Despite the fact that it is just a big rock, one cannot help but be awed by it. It is truly colossal, as looking at climbers through binoculars are testament to. I didn’t climb out of respect to the traditional (aboriginal) owners request and beliefs, although I would have loved to. To make up for it we walked around it instead. All 8km of it, in the searing winter sun, despite being flat it was hard work but worth it seeing all the bizarre effects erosion has had on the rock.
At sunset is when the rock really comes into it’s own with the hue changing by the minute. This is the best time for photography as could be seen by the hundreds of cameras all pointed at the rock from the sunset viewing area. I got some good shots (interestingly long exposures after the sun has set give more of a red hue than those taken in the setting sun light) and took a sequence of shots to make a stop gap animation. I’ll post that once I’ve created it…
In yet another coincidence with timing, we witnessed the moon rise behind Uluru only to see it halfway into an eclipse.
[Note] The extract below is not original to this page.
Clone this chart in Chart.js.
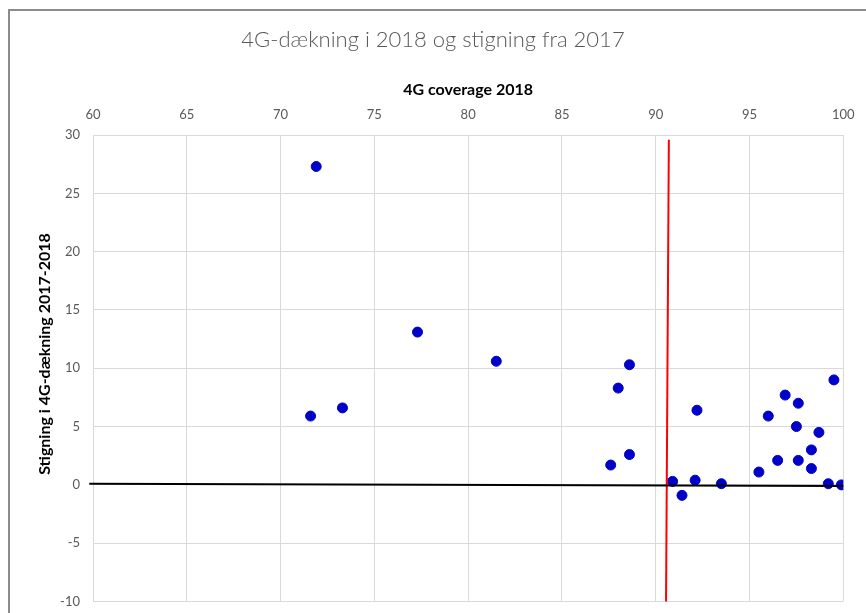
<!DOCTYPE html>
<html>
<head>
<meta charset="utf-8">
<script src="https://cdn.jsdelivr.net/npm/chart.js@4/dist/chart.umd.min.js"></script>
<style>
  html, body { margin: 0; padding: 0; background: #fff; }
  #wrap { width: 866px; height: 613px; }
</style>
</head>
<body>
<div id="wrap"><canvas id="myScatter" width="866" height="613"></canvas></div>
<script>
// 4G coverage 2018 (x) and increase 2017-2018 (y)
const coverage2018 = [71.9, 77.3, 81.5, 71.6, 73.3, 88.6, 88.0, 87.6, 88.6, 90.9, 91.4, 92.1, 92.2, 93.5, 95.5, 96.0, 96.5, 96.9, 97.5, 97.6, 97.6, 98.3, 98.3, 98.7, 99.2, 99.5, 99.9];
const increase = [27.3, 13.1, 10.6, 5.9, 6.6, 10.3, 8.3, 1.7, 2.6, 0.3, -0.9, 0.4, 6.4, 0.1, 1.1, 5.9, 2.1, 7.7, 5.0, 7.0, 2.1, 3.0, 1.4, 4.5, 0.1, 9.0, 0.0];

// reference lines
const redLineX = [90.7, 90.55];
const redLineY = [29.6, -10];
const zeroLineX = [59.8, 100];
const zeroLineY = [0.1, -0.1];

const xTicks = { min: 60, max: 100, step: 5 };
const yTicks = { min: -10, max: 30, step: 5 };

const pts = coverage2018.map((x, i) => ({ x: x, y: increase[i] }));
const redPts = redLineX.map((x, i) => ({ x: x, y: redLineY[i] }));
const zeroPts = zeroLineX.map((x, i) => ({ x: x, y: zeroLineY[i] }));

const gray = "#595959";
const gridCol = "#d9d9d9";

// outer frame (left + top edge) and rotated y title
const extras = {
  id: "extras",
  beforeDraw(chart) {
    const ctx = chart.ctx;
    ctx.save();
    ctx.strokeStyle = "#8c8c8c";
    ctx.lineWidth = 2;
    ctx.beginPath();
    ctx.moveTo(9, 613);
    ctx.lineTo(9, 10);
    ctx.lineTo(866, 10);
    ctx.stroke();
    ctx.restore();
  },
  afterDraw(chart) {
    const ctx = chart.ctx;
    ctx.save();
    ctx.translate(45, 354);
    ctx.rotate(-Math.PI / 2);
    ctx.fillStyle = "#000";
    ctx.font = "bold 16px Lato";
    ctx.textAlign = "center";
    ctx.textBaseline = "middle";
    ctx.fillText("Stigning i 4G-dækning 2017-2018", 0, 0);
    ctx.restore();
  }
};

const ctx = document.getElementById("myScatter");

new Chart(ctx, {
  type: "scatter",
  data: {
    datasets: [
      {
        label: "Kommuner",
        data: pts,
        backgroundColor: "#0000c8",
        borderColor: "#0000c8",
        pointRadius: 5,
        pointHoverRadius: 5,
        order: 2,
      },
      {
        type: "line",
        label: "red",
        data: redPts,
        borderColor: "#ff0000",
        borderWidth: 2,
        pointRadius: 0,
        showLine: true,
        clip: false,
        order: 1,
      },
      {
        type: "line",
        label: "zero",
        data: zeroPts,
        borderColor: "#000000",
        borderWidth: 2,
        pointRadius: 0,
        showLine: true,
        clip: false,
        order: 0,
      },
    ],
  },
  options: {
    responsive: false,
    animation: false,
    layout: { padding: 0 },
    plugins: {
      legend: { display: false },
      tooltip: { enabled: false },
      title: {
        display: true,
        text: "4G-dækning i 2018 og stigning fra 2017",
        color: gray,
        font: { family: "Lato", size: 22, weight: "300" },
        padding: { top: 27, bottom: 0 },
      },
    },
    scales: {
      x: {
        type: "linear",
        position: "top",
        min: xTicks.min,
        max: xTicks.max,
        afterFit: (s) => {
          s.height = 81.6;
          s.paddingRight = 22.7;
        },
        ticks: {
          stepSize: xTicks.step,
          color: gray,
          font: { family: "Lato", size: 13 },
          padding: 12.5,
          maxRotation: 0,
        },
        grid: { color: gridCol, drawTicks: false },
        border: { color: gridCol },
        title: {
          display: true,
          text: "4G coverage 2018",
          color: "#000",
          font: { family: "Lato", size: 16, weight: "bold" },
          padding: { top: 27, bottom: 0 },
        },
      },
      y: {
        type: "linear",
        min: yTicks.min,
        max: yTicks.max,
        afterFit: (s) => {
          s.width = 93;
          s.paddingTop = 0;
          s.paddingBottom = 11.5;
        },
        ticks: {
          stepSize: yTicks.step,
          color: gray,
          font: { family: "Lato", size: 13 },
          padding: 13,
        },
        grid: { color: gridCol, drawTicks: false },
        border: { color: gridCol },
      },
    },
  },
  plugins: [extras],
});
</script>
</body>
</html>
The following hour and a half provided us with a full lunar eclipse. The chances of actually being in the right place at the right time to see a lunar eclipse are slim, but to see one as the moon rose over Uluru, by chance, was really pretty special.
The following day we went to the Olgas (or Kata Tjuta to give them their aboriginal name) which is a collection of huge rocks in the form domes, identical to Uluru in colour, structure and size. Lesser known but actually more impressive, if that is possible. We did two walks into and around them and along with the stunning views we were treated to sights such as two Kangaroos feeding in Walpa Gorge and a few smaller beasts too.
Leaving the sunset viewing area, after talking with an Indian chap who had made the trip especially to photograph the eclipse that we knew nothing of (you should have seen his face when we told him of our Rickshaw Run exploits), we were treated to a stunning view of a huge golden moonrise next to Uluru followed by a close encounter with three camels crossing the highway in front of me.
Day three in the Red Centre (after an emu tried to eat our van) we headed over to Kings Canyon, a mere 300 kilometres away, which I have to say, for me, was the most impressive of the three geological wonders in the “area”. We attended another one of these free guided ranger walks up the canyon learning as we went and spotting some wonderful wildlife.
While returning to the car park we bumped into a couple that we’d seen at various places over the last previous days including on the Uluru ranger walk. Some people rush in, see Uluru and rush out again (their loss) but others take time to see Uluru, Kata Tjuta and Kings Canyon and unsurprisingly it was the people with that itinerary who we saw repeatedly (including a Brazilian couple who are driving around the world in a Land Rover : www.mundoporterra.com.br). After a brief chat with Tony and Alison in the canyon we met up with them later that night at the campsite. A lovely, friendly, intelligent couple who have followed the government ranger training and now run eco tours, we spent the evening discussing all sorts of things including getting the low down on the current conservation plight in Tasmania. A true pleasure to meet them and an educational experience at the same time.
The following day we tackled the longer strenuous rim walk where you climb to the top of the canyon, walk along one edge, drop down into some really peaceful and beautiful pools near the start of the canyon, then return on the other side. The views, rock formations, sheer drops and wildlife, once again were breath taking. This truly is one amazing country.
Note the people at the top left for scale.
Oh, and the red colour, that comes from all the oxidised iron minerals in the rock, so yes, they are rusting!